It’s been rumored lately that Nintendo will cut the Wii’s price from $250 to $200 some time this month. That wouldn’t be a surprising maneuver, as Sony and Microsoft have recently tinkered with their own home console pricing.
But at first, I laughed off the news. Nintendo doesn’t even have a killer app for the holidays, I thought to myself, wondering whether a measly $50 price cut would really help juice the lead between the Wii and its competitors.
Then again, I initially forgot about Mario.
Confession: I’ve had enough of Mario ever since 2007’s Super Mario Galaxy — hailed by critics as nothing short of perfection. In my eyes, Mario 64 was the last game to bring with it a sense of magic, so either I simply grew out of Mario, or Nintendo dropped the ball.
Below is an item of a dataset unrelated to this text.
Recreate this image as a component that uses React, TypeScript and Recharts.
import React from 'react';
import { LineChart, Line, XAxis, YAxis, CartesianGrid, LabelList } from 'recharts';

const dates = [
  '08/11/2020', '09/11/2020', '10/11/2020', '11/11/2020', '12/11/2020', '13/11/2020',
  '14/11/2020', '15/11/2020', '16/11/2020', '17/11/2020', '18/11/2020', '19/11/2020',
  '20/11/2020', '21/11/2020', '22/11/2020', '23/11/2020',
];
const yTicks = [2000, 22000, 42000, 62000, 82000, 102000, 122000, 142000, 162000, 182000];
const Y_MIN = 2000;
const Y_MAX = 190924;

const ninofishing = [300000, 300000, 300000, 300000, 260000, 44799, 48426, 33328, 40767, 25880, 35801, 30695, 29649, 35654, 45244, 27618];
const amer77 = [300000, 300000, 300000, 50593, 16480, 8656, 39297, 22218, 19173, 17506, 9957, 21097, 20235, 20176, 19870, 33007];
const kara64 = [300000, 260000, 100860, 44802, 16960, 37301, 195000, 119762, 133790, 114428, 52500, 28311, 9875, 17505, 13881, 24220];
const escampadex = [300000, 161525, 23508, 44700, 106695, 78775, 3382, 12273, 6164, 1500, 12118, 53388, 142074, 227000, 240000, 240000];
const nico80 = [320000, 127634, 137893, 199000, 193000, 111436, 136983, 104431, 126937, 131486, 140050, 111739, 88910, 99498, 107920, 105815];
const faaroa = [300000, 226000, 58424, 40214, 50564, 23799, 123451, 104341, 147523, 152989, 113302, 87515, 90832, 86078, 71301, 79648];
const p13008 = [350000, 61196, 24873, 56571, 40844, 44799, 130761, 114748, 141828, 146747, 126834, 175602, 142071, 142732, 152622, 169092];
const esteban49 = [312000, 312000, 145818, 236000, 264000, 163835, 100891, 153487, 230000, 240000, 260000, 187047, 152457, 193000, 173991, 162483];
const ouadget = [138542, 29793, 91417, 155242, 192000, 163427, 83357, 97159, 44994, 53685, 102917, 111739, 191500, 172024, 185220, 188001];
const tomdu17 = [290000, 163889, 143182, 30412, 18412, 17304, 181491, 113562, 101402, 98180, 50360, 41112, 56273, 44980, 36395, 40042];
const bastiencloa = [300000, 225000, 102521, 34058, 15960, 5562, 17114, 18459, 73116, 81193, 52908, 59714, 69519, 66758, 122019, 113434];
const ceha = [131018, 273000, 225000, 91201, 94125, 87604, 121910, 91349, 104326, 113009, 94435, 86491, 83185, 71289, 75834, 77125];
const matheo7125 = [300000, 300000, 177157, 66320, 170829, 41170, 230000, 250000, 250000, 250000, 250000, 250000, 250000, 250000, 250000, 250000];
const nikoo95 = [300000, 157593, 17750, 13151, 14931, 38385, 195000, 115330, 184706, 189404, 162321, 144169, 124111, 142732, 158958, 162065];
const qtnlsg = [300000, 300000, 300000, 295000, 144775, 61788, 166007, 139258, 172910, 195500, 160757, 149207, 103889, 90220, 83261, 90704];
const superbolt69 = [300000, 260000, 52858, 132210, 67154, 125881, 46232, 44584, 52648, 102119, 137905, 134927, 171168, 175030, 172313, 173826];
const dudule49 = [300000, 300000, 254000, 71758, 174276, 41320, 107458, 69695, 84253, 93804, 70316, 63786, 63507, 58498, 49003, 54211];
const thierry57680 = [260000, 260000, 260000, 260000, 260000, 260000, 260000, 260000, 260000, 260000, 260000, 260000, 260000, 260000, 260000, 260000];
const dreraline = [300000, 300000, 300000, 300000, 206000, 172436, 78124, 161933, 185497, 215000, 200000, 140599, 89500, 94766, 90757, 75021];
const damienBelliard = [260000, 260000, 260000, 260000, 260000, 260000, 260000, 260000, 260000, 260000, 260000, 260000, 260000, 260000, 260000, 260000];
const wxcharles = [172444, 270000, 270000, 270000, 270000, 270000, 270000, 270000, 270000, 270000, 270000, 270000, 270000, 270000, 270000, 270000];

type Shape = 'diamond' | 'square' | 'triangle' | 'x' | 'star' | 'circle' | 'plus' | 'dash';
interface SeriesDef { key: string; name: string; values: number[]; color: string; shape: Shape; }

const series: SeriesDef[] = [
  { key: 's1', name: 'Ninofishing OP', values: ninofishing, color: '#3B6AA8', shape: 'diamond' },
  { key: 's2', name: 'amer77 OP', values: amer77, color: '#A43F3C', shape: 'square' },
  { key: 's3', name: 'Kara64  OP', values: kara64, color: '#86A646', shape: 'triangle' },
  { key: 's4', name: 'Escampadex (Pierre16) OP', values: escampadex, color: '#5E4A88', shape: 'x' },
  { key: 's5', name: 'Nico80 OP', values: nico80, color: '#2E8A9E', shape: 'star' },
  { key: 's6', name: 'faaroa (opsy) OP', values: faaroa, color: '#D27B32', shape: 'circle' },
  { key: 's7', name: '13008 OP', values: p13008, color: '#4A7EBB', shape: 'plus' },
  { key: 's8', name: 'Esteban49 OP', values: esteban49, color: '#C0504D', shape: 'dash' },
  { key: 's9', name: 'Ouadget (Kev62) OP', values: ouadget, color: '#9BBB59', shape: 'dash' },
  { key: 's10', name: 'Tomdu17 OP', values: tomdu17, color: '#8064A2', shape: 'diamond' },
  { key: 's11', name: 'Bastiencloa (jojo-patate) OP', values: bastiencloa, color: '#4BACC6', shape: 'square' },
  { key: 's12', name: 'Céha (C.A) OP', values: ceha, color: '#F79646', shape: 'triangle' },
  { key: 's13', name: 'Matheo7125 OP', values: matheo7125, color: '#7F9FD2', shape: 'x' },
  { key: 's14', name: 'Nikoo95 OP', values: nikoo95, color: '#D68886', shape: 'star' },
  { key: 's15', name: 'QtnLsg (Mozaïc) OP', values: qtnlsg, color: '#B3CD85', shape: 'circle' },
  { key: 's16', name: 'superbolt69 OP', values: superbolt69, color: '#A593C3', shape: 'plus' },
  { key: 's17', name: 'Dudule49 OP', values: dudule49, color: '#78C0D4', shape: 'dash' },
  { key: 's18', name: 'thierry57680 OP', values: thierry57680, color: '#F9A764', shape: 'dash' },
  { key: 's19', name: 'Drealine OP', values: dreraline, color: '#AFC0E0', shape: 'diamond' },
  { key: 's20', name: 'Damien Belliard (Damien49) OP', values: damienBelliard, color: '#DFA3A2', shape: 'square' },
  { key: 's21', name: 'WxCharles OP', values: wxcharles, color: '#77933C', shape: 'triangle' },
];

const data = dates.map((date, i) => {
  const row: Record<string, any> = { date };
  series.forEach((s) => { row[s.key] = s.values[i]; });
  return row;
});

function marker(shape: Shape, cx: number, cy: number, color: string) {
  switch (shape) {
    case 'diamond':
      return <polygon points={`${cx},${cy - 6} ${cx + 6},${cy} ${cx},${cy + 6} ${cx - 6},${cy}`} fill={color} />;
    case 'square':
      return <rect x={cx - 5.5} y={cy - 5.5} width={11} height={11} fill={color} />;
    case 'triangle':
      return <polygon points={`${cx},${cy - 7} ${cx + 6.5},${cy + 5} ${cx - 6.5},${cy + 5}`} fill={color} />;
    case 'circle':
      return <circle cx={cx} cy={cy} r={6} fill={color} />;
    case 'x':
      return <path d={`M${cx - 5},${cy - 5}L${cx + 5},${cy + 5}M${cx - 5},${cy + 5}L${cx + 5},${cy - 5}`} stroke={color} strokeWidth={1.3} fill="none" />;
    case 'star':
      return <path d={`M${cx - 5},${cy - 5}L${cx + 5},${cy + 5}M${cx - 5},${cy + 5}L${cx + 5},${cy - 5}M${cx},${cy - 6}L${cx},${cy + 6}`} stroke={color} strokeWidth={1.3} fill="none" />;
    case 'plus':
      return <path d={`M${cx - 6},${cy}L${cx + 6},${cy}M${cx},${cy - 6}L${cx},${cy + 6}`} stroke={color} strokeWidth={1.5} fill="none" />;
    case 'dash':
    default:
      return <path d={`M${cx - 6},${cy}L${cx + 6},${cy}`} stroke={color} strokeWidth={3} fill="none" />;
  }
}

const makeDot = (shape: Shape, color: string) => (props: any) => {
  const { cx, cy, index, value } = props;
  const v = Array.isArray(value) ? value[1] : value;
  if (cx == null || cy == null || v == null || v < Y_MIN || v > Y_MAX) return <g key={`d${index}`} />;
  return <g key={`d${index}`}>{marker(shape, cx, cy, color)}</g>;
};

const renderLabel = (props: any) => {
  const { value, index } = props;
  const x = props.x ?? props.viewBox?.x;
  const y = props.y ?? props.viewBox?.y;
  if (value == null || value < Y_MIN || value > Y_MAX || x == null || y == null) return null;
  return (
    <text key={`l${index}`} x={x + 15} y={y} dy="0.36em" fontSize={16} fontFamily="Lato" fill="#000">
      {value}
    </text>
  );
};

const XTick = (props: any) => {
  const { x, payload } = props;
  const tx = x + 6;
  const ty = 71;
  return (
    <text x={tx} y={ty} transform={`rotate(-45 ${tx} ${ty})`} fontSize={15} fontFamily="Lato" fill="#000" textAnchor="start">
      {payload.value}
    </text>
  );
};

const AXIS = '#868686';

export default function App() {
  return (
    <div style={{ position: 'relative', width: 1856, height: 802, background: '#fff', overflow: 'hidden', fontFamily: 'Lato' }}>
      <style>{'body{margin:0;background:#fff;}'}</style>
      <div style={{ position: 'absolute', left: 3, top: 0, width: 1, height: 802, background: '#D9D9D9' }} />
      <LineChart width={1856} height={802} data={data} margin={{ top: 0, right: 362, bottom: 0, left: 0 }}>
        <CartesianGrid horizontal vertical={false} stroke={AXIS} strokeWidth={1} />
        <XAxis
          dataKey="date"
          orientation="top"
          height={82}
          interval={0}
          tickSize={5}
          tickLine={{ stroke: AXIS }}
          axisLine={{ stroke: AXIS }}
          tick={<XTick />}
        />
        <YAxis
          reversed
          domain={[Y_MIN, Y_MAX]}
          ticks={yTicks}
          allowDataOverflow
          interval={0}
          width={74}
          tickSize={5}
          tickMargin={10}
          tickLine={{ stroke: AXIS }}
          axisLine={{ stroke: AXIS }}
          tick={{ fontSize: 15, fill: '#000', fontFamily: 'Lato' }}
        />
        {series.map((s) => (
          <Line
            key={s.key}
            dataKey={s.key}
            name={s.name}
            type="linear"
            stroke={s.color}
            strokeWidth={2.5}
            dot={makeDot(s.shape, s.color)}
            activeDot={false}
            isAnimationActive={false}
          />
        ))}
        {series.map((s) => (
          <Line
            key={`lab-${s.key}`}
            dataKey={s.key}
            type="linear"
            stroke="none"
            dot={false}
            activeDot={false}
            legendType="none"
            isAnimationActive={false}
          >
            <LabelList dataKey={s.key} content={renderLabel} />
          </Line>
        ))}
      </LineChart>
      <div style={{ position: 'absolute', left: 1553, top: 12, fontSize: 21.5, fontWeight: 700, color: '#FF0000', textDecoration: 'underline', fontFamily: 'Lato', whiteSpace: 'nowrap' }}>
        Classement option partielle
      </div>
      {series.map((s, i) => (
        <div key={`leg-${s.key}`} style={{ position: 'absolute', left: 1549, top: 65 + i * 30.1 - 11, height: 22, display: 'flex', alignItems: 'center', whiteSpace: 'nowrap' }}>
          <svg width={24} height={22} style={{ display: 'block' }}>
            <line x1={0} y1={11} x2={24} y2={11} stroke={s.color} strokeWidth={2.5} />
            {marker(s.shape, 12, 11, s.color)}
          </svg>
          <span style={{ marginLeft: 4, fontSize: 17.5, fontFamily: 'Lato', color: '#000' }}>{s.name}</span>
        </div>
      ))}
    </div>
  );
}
Either way, after 20-plus years of playing video games, I approached Galaxy with a “been there, done that” mindset, and the game didn’t sway me.
But I’m in the minority, and sometimes I lose sight of Mario’s enduring popularity. That’s why, when I looked at NPD’s August sales figures, I was shocked to see New Super Mario Bros., a Nintendo DS game that is 3 years old, hanging in 12th place for software sales. And that doesn’t count the number of people who bought a used copy of the game. The Nintendo DS was the top-selling console last month, at 552,900 units, and I’m sure many of those consumers chose New Super Mario Bros. as one of their first purchases.
Here’s the kicker: New Super Mario Bros. Wii is coming out in November. It’s essentially the same side-scrolling, 2D Mario game you’ve been playing for decades, but with up to four players at a time. The idea couldn’t bore me any more, but I know people will lap it up. Pair that with a Wii price cut, and Nintendo’s golden again.
I know, I said 2009 is the Year of the Playstation 3, and I still believe it, in that Sony will hit a major turning point this year. But Nintendo, which has reigned since the Wii debuted in 2006, isn’t going anywhere anytime soon.